Given request: Skip the pictures and extract all of the lines exactly as written.

─── Raw data

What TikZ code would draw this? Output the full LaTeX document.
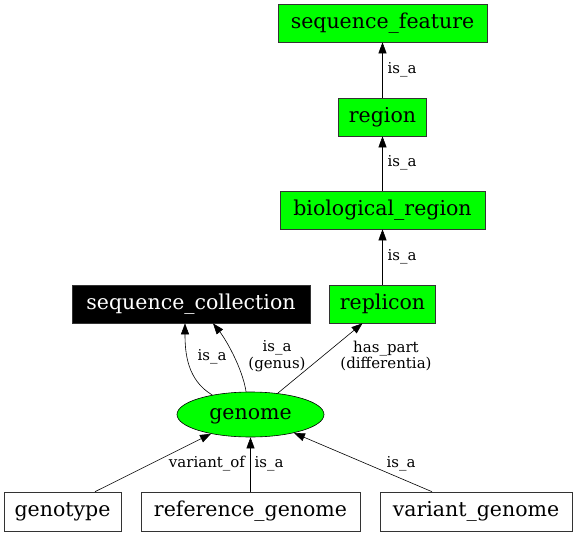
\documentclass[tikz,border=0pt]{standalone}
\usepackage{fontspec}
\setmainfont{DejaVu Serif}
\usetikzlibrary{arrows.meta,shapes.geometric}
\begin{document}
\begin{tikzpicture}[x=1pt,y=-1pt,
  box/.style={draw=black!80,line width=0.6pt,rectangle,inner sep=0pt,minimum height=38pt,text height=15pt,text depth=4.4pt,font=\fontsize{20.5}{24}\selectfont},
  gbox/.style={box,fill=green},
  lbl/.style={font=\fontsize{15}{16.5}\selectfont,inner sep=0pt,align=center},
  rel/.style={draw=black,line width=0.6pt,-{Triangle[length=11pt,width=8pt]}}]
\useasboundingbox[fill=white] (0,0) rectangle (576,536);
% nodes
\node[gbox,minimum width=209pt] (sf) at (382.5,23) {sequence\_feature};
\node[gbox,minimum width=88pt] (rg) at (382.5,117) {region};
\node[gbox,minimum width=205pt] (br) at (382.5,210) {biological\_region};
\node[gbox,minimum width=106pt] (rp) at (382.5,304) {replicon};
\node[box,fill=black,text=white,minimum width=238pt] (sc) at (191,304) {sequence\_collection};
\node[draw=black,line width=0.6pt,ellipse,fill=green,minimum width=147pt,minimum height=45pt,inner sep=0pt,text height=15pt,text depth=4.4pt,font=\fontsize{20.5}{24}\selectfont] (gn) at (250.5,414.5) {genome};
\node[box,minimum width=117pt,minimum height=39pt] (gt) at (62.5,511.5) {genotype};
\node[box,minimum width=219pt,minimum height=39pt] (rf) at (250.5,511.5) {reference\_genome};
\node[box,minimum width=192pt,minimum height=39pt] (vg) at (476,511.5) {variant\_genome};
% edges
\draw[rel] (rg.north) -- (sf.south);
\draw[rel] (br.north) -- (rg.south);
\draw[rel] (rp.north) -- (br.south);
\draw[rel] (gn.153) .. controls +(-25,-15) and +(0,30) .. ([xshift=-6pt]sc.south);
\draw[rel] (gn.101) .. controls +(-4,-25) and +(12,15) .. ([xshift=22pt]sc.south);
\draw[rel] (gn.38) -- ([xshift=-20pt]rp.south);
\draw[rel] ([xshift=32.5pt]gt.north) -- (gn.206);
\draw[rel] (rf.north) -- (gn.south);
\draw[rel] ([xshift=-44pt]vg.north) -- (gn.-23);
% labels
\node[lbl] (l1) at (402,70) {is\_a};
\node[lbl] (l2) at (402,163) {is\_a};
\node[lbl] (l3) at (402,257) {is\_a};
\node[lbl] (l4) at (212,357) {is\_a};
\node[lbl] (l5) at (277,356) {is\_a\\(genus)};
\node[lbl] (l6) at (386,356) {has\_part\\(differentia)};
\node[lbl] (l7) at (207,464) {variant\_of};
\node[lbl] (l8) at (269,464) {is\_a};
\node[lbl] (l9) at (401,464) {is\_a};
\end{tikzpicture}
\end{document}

──────

Solved problem:
What TikZ code would draw this? Output the full LaTeX document.
\documentclass[tikz,border=0pt]{standalone}
\usepackage{fontspec}
\setmainfont{DejaVu Serif}
\usetikzlibrary{arrows.meta,shapes.geometric}
\begin{document}
\begin{tikzpicture}[x=1pt,y=-1pt,
  box/.style={draw=black!80,line width=0.6pt,rectangle,inner sep=0pt,minimum height=38pt,text height=15pt,text depth=4.4pt,font=\fontsize{20.5}{24}\selectfont},
  gbox/.style={box,fill=green},
  lbl/.style={font=\fontsize{15}{16.5}\selectfont,inner sep=0pt,align=center},
  rel/.style={draw=black,line width=0.6pt,-{Triangle[length=11pt,width=8pt]}}]
\useasboundingbox[fill=white] (0,0) rectangle (576,536);
% nodes
\node[gbox,minimum width=209pt] (sf) at (382.5,23) {sequence\_feature};
\node[gbox,minimum width=88pt] (rg) at (382.5,117) {region};
\node[gbox,minimum width=205pt] (br) at (382.5,210) {biological\_region};
\node[gbox,minimum width=106pt] (rp) at (382.5,304) {replicon};
\node[box,fill=black,text=white,minimum width=238pt] (sc) at (191,304) {sequence\_collection};
\node[draw=black,line width=0.6pt,ellipse,fill=green,minimum width=147pt,minimum height=45pt,inner sep=0pt,text height=15pt,text depth=4.4pt,font=\fontsize{20.5}{24}\selectfont] (gn) at (250.5,414.5) {genome};
\node[box,minimum width=117pt,minimum height=39pt] (gt) at (62.5,511.5) {genotype};
\node[box,minimum width=219pt,minimum height=39pt] (rf) at (250.5,511.5) {reference\_genome};
\node[box,minimum width=192pt,minimum height=39pt] (vg) at (476,511.5) {variant\_genome};
% edges
\draw[rel] (rg.north) -- (sf.south);
\draw[rel] (br.north) -- (rg.south);
\draw[rel] (rp.north) -- (br.south);
\draw[rel] (gn.153) .. controls +(-25,-15) and +(0,30) .. ([xshift=-6pt]sc.south);
\draw[rel] (gn.101) .. controls +(-4,-25) and +(12,15) .. ([xshift=22pt]sc.south);
\draw[rel] (gn.38) -- ([xshift=-20pt]rp.south);
\draw[rel] ([xshift=32.5pt]gt.north) -- (gn.206);
\draw[rel] (rf.north) -- (gn.south);
\draw[rel] ([xshift=-44pt]vg.north) -- (gn.-23);
% labels
\node[lbl] (l1) at (402,70) {is\_a};
\node[lbl] (l2) at (402,163) {is\_a};
\node[lbl] (l3) at (402,257) {is\_a};
\node[lbl] (l4) at (212,357) {is\_a};
\node[lbl] (l5) at (277,356) {is\_a\\(genus)};
\node[lbl] (l6) at (386,356) {has\_part\\(differentia)};
\node[lbl] (l7) at (207,464) {variant\_of};
\node[lbl] (l8) at (269,464) {is\_a};
\node[lbl] (l9) at (401,464) {is\_a};
\end{tikzpicture}
\end{document}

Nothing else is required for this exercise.